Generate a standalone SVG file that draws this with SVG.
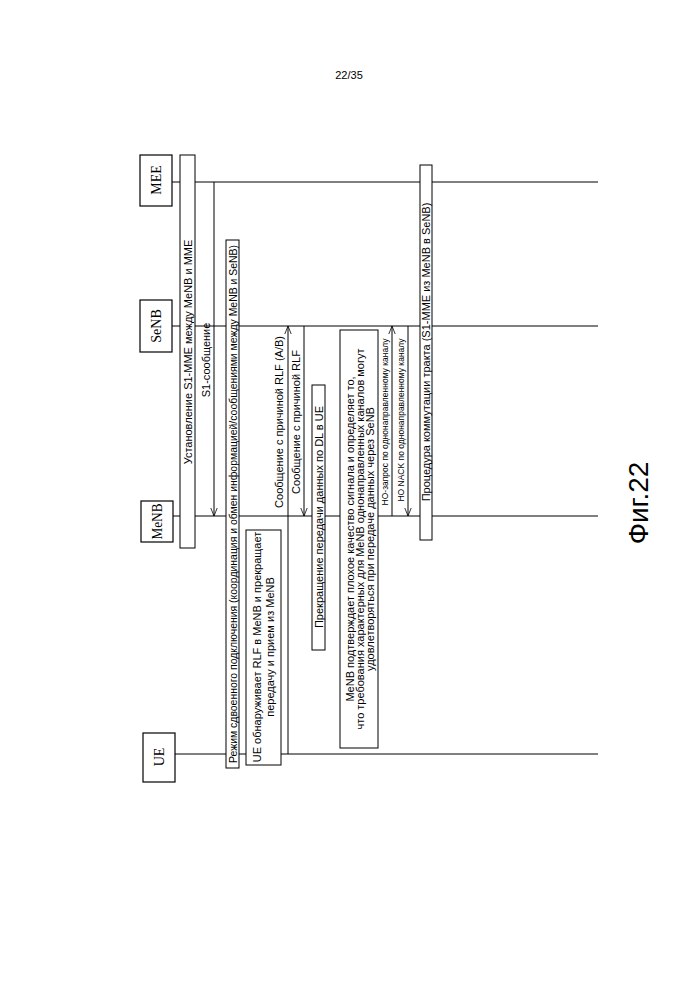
<svg xmlns="http://www.w3.org/2000/svg" width="698" height="999" viewBox="0 0 698 999">
<style>
.n{fill:#fff;stroke:#000;stroke-width:1.2}
.b{fill:#fff;stroke:#000;stroke-width:1}
.l{stroke:#000;stroke-width:1;fill:none}
.t{font-family:"Liberation Sans",Arial,sans-serif;font-size:11px;fill:#000;text-anchor:middle;dominant-baseline:central}
.s{font-size:8.5px}
.nt{font-family:"Liberation Serif",serif;font-size:14px;fill:#000;text-anchor:middle;dominant-baseline:central}
</style>
<defs><marker id="a" viewBox="0 0 10 10" refX="10" refY="5" markerWidth="8" markerHeight="8" orient="auto"><path d="M0,1 L10,5 L0,9" fill="none" stroke="#000"/></marker></defs>
<rect width="698" height="999" fill="#fff"/>
<text x="349" y="75" class="t">22/35</text>
<g id="lifelines">
<line class="l" x1="172" y1="182" x2="598" y2="182"/>
<line class="l" x1="172" y1="326" x2="598" y2="326"/>
<line class="l" x1="173" y1="516" x2="598" y2="516"/>
<line class="l" x1="175" y1="754" x2="598" y2="754"/>
</g>
<g id="MME"><rect class="n" x="140" y="155" width="32" height="51"/><text class="nt" transform="translate(156,180) rotate(-90)">MEE</text></g>
<g id="SeNB"><rect class="n" x="140" y="300" width="32" height="52"/><text class="nt" transform="translate(156,326) rotate(-90)">SeNB</text></g>
<g id="MeNB"><rect class="n" x="141" y="501" width="32" height="41"/><text class="nt" transform="translate(157,521.5) rotate(-90)" textLength="36" lengthAdjust="spacingAndGlyphs">MeNB</text></g>
<g id="UE"><rect class="n" x="143" y="733" width="32" height="49"/><text class="nt" transform="translate(159,757) rotate(-90)">UE</text></g>
<g id="s1setup"><rect class="b" x="180" y="155" width="15" height="393"/><text class="t" transform="translate(188,352) rotate(-90)">Установление S1-MME между MeNB и MME</text></g>
<g id="dual"><rect class="b" x="226" y="240" width="13" height="528"/><text class="t" transform="translate(232.5,504) rotate(-90)" textLength="518" lengthAdjust="spacingAndGlyphs">Режим сдвоенного подключения (координация и обмен информацией/сообщениями между MeNB и SeNB)</text></g>
<g id="uedetect"><rect class="b" x="246" y="530" width="35" height="235"/><text class="t" transform="translate(257,647) rotate(-90)">UE обнаруживает RLF в MeNB и прекращает</text><text class="t" transform="translate(270,647) rotate(-90)">передачу и прием из MeNB</text></g>
<g id="stopdl"><rect class="b" x="312" y="385" width="13" height="265"/><text class="t" transform="translate(318.5,517) rotate(-90)">Прекращение передачи данных по DL в UE</text></g>
<g id="confirm"><rect class="b" x="340" y="330" width="38" height="418"/>
<text class="t" transform="translate(350,539) rotate(-90)">MeNB подтверждает плохое качество сигнала и определяет то,</text>
<text class="t" transform="translate(360,539) rotate(-90)">что требования характерных для MeNB однонаправленных каналов могут</text>
<text class="t" transform="translate(370,539) rotate(-90)">удовлетворяться при передаче данных через SeNB</text></g>
<g id="pathswitch"><rect class="b" x="420" y="165" width="12" height="375"/><text class="t" transform="translate(426,352) rotate(-90)">Процедура коммутации тракта (S1-MME из MeNB в SeNB)</text></g>
<g id="connectors">
<line class="l" x1="214" y1="182" x2="214" y2="516" marker-end="url(#a)"/>
<line class="l" x1="288" y1="754" x2="288" y2="326" marker-end="url(#a)"/>
<line class="l" x1="304" y1="326" x2="304" y2="516" marker-end="url(#a)"/>
<line class="l" x1="392" y1="516" x2="392" y2="326" marker-end="url(#a)"/>
<line class="l" x1="408" y1="326" x2="408" y2="516" marker-end="url(#a)"/>
<text class="t" transform="translate(206,360) rotate(-90)">S1-сообщение</text>
<text class="t" transform="translate(279,422) rotate(-90)">Сообщение с причиной RLF (A/B)</text>
<text class="t" transform="translate(296,422) rotate(-90)">Сообщение с причиной RLF</text>
<text class="t s" transform="translate(385,422) rotate(-90)">HO-запрос по однонаправленному каналу</text>
<text class="t s" transform="translate(401,420) rotate(-90)">HO NACK по однонаправленному каналу</text>
</g>
<text transform="translate(638,503) rotate(-90)" style="font-family:'Liberation Sans',Arial,sans-serif;font-size:28px;text-anchor:middle;dominant-baseline:central">Фиг.22</text>
</svg>
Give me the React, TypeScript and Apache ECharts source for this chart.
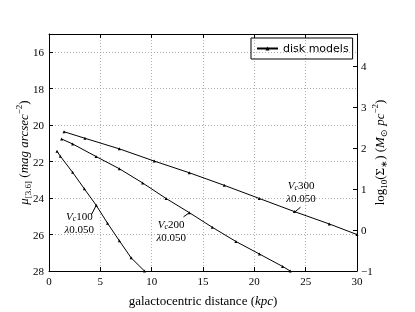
import React, { useEffect, useRef } from "react";
import * as echarts from "echarts";

// ---- data ----
const xV100 = [0.78, 1.1, 2.3, 3.44, 4.6, 5.7, 6.85, 8.0, 9.3];
const muV100 = [21.43, 21.7, 22.59, 23.49, 24.4, 25.38, 26.34, 27.28, 28.0];

const xV200 = [1.23, 2.3, 4.58, 6.85, 9.12, 11.4, 13.67, 15.9, 18.2, 20.5, 22.75, 23.5];
const muV200 = [20.76, 21.03, 21.72, 22.39, 23.17, 24.02, 24.8, 25.6, 26.38, 27.07, 27.75, 28.0];

const xV300 = [1.46, 3.5, 6.85, 10.25, 13.66, 17.07, 20.48, 23.9, 27.3, 30.0];
const muV300 = [20.36, 20.72, 21.3, 21.97, 22.61, 23.3, 24.02, 24.74, 25.42, 26.0];

const seriesName = "disk models";

// annotations: label anchor (x, mu), leader start (x, mu), leader end (x, mu)
const annotationVc = ["100", "200", "300"];
const annotationLambda = ["0.050", "0.050", "0.050"];
const annotationAnchor = [[2.95, 25.34], [11.9, 25.77], [24.55, 23.62]];
const leaderFrom = [[4.12, 24.92], [13.1, 25.03], [24.5, 24.5]];
const leaderTo = [[4.6, 24.4], [13.67, 24.8], [23.95, 24.76]];

const SERIF = "Liberation Serif";

function pairs(xs: number[], ys: number[]) {
  return xs.map((x, i) => [x, ys[i]]);
}

export default function App() {
  const ref = useRef<HTMLDivElement>(null);
  useEffect(() => {
    if (!ref.current) return;
    const chart = echarts.init(ref.current, undefined, { renderer: "svg" });
    const lineSeries = (xs: number[], ys: number[]) => ({
      type: "line",
      name: seriesName,
      data: pairs(xs, ys),
      xAxisIndex: 0,
      yAxisIndex: 0,
      symbol: "triangle",
      symbolSize: 3,
      showSymbol: true,
      clip: true,
      lineStyle: { color: "#000", width: 1 },
      itemStyle: { color: "#000" },
    });
    const tickStyle = { color: "#000", fontFamily: SERIF, fontSize: 11 };
    const axisLine = { show: true, onZero: false, lineStyle: { color: "#000", width: 1 } };
    const axisTick = { show: true, inside: true, length: 4, lineStyle: { color: "#000" } };
    const grid = { show: true, lineStyle: { color: "#999", type: [1, 2], width: 0.8 } };
    chart.setOption({
      animation: false,
      grid: { left: 49, top: 34, width: 308, height: 239, containLabel: false },
      legend: {
        data: [seriesName],
        left: 251,
        top: 38,
        padding: [5, 4, 5, 5],
        itemWidth: 21,
        itemHeight: 5,
        borderColor: "#000",
        borderWidth: 1,
        textStyle: { fontFamily: "DejaVu Sans", fontSize: 11, color: "#000" },
      },
      xAxis: [
        {
          type: "value",
          min: 0,
          max: 30,
          interval: 5,
          position: "bottom",
          name: "galactocentric distance ({i|kpc})",
          nameLocation: "middle",
          nameGap: 23,
          nameMoveOverlap: false,
          nameTextStyle: {
            fontFamily: SERIF,
            fontSize: 13,
            color: "#000",
            rich: { i: { fontFamily: SERIF, fontSize: 13, fontStyle: "italic", color: "#000" } },
          },
          axisLine,
          axisTick,
          axisLabel: { ...tickStyle, margin: 4 },
          splitLine: grid,
        },
        {
          type: "value",
          min: 0,
          max: 30,
          interval: 5,
          position: "top",
          axisLine,
          axisTick,
          axisLabel: { show: false },
          splitLine: { show: false },
        },
      ],
      yAxis: [
        {
          type: "value",
          inverse: true,
          min: 15,
          max: 28,
          splitNumber: 6,
          position: "left",
          name: "{i|μ}{s|[3.6]} {n|(}{i|mag arcsec}{sup|−2}{n|)}",
          nameLocation: "middle",
          nameGap: 17,
          nameRotate: 90,
          nameMoveOverlap: false,
          nameTextStyle: {
            fontFamily: SERIF,
            fontSize: 13,
            color: "#000",
            rich: {
              i: { fontFamily: SERIF, fontSize: 13, fontStyle: "italic", color: "#000", lineHeight: 18 },
              n: { fontFamily: SERIF, fontSize: 13, color: "#000", lineHeight: 18 },
              s: { fontFamily: SERIF, fontSize: 9, color: "#000", verticalAlign: "bottom" },
              sup: { fontFamily: SERIF, fontSize: 9, color: "#000", verticalAlign: "top" },
            },
          },
          axisLine,
          axisTick,
          axisLabel: { ...tickStyle, margin: 5, showMinLabel: false },
          splitLine: grid,
        },
        {
          type: "value",
          min: -1,
          max: 4.79,
          splitNumber: 5,
          position: "right",
          name: "log{s|10}(Σ{s|∗}) ({i|M}{s|⊙} {i|pc}{sup|−2})",
          nameLocation: "middle",
          nameGap: 13,
          nameRotate: 90,
          nameMoveOverlap: false,
          nameTextStyle: {
            fontFamily: SERIF,
            fontSize: 13,
            color: "#000",
            lineHeight: 18,
            rich: {
              i: { fontFamily: SERIF, fontSize: 13, fontStyle: "italic", color: "#000", lineHeight: 18 },
              s: { fontFamily: SERIF, fontSize: 9, color: "#000", verticalAlign: "bottom" },
              sup: { fontFamily: SERIF, fontSize: 9, color: "#000", verticalAlign: "top" },
            },
          },
          axisLine,
          axisTick,
          axisLabel: {
            ...tickStyle,
            margin: 4,
            showMaxLabel: false,
            formatter: (v: number) => (v < 0 ? "−" + Math.abs(v) : String(v)),
          },
          splitLine: { show: false },
        },
      ],
      series: [lineSeries(xV100, muV100), lineSeries(xV200, muV200), lineSeries(xV300, muV300)],
    });

    const toPx = (p: number[]) => chart.convertToPixel({ xAxisIndex: 0, yAxisIndex: 0 }, p) as number[];
    const graphics: any[] = [];
    annotationVc.forEach((vc, i) => {
      const a = toPx(annotationAnchor[i]);
      const f = toPx(leaderFrom[i]);
      const t = toPx(leaderTo[i]);
      graphics.push({
        type: "text",
        x: a[0],
        y: a[1],
        silent: true,
        style: {
          text: `{i|V}{s|c}{n|${vc}}\n{i|λ}{n|${annotationLambda[i]}}`,
          align: "center",
          verticalAlign: "middle",
          fill: "#000",
          fontFamily: SERIF,
          fontSize: 11,
          lineHeight: 13,
          rich: {
            i: { fontFamily: SERIF, fontSize: 11, fontStyle: "italic", fill: "#000", lineHeight: 13 },
            n: { fontFamily: SERIF, fontSize: 11, fill: "#000", lineHeight: 13 },
            s: { fontFamily: SERIF, fontSize: 8, fontStyle: "italic", fill: "#000", verticalAlign: "bottom" },
          },
        },
      });
      graphics.push({
        type: "line",
        silent: true,
        shape: { x1: f[0], y1: f[1], x2: t[0], y2: t[1] },
        style: { stroke: "#000", lineWidth: 1 },
      });
    });
    chart.setOption({ graphic: graphics });

    return () => chart.dispose();
  }, []);
  return <div ref={ref} style={{ position: "fixed", left: 0, top: 0, width: 415, height: 312 }} />;
}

- Request -
In the listing above, find the line with "Give me the" and the line with "26.34, 27.28, 28.0];". Copy exactly those two and every line between, without the pictures.

- Output below -
Give me the React, TypeScript and Apache ECharts source for this chart.
import React, { useEffect, useRef } from "react";
import * as echarts from "echarts";

// ---- data ----
const xV100 = [0.78, 1.1, 2.3, 3.44, 4.6, 5.7, 6.85, 8.0, 9.3];
const muV100 = [21.43, 21.7, 22.59, 23.49, 24.4, 25.38, 26.34, 27.28, 28.0];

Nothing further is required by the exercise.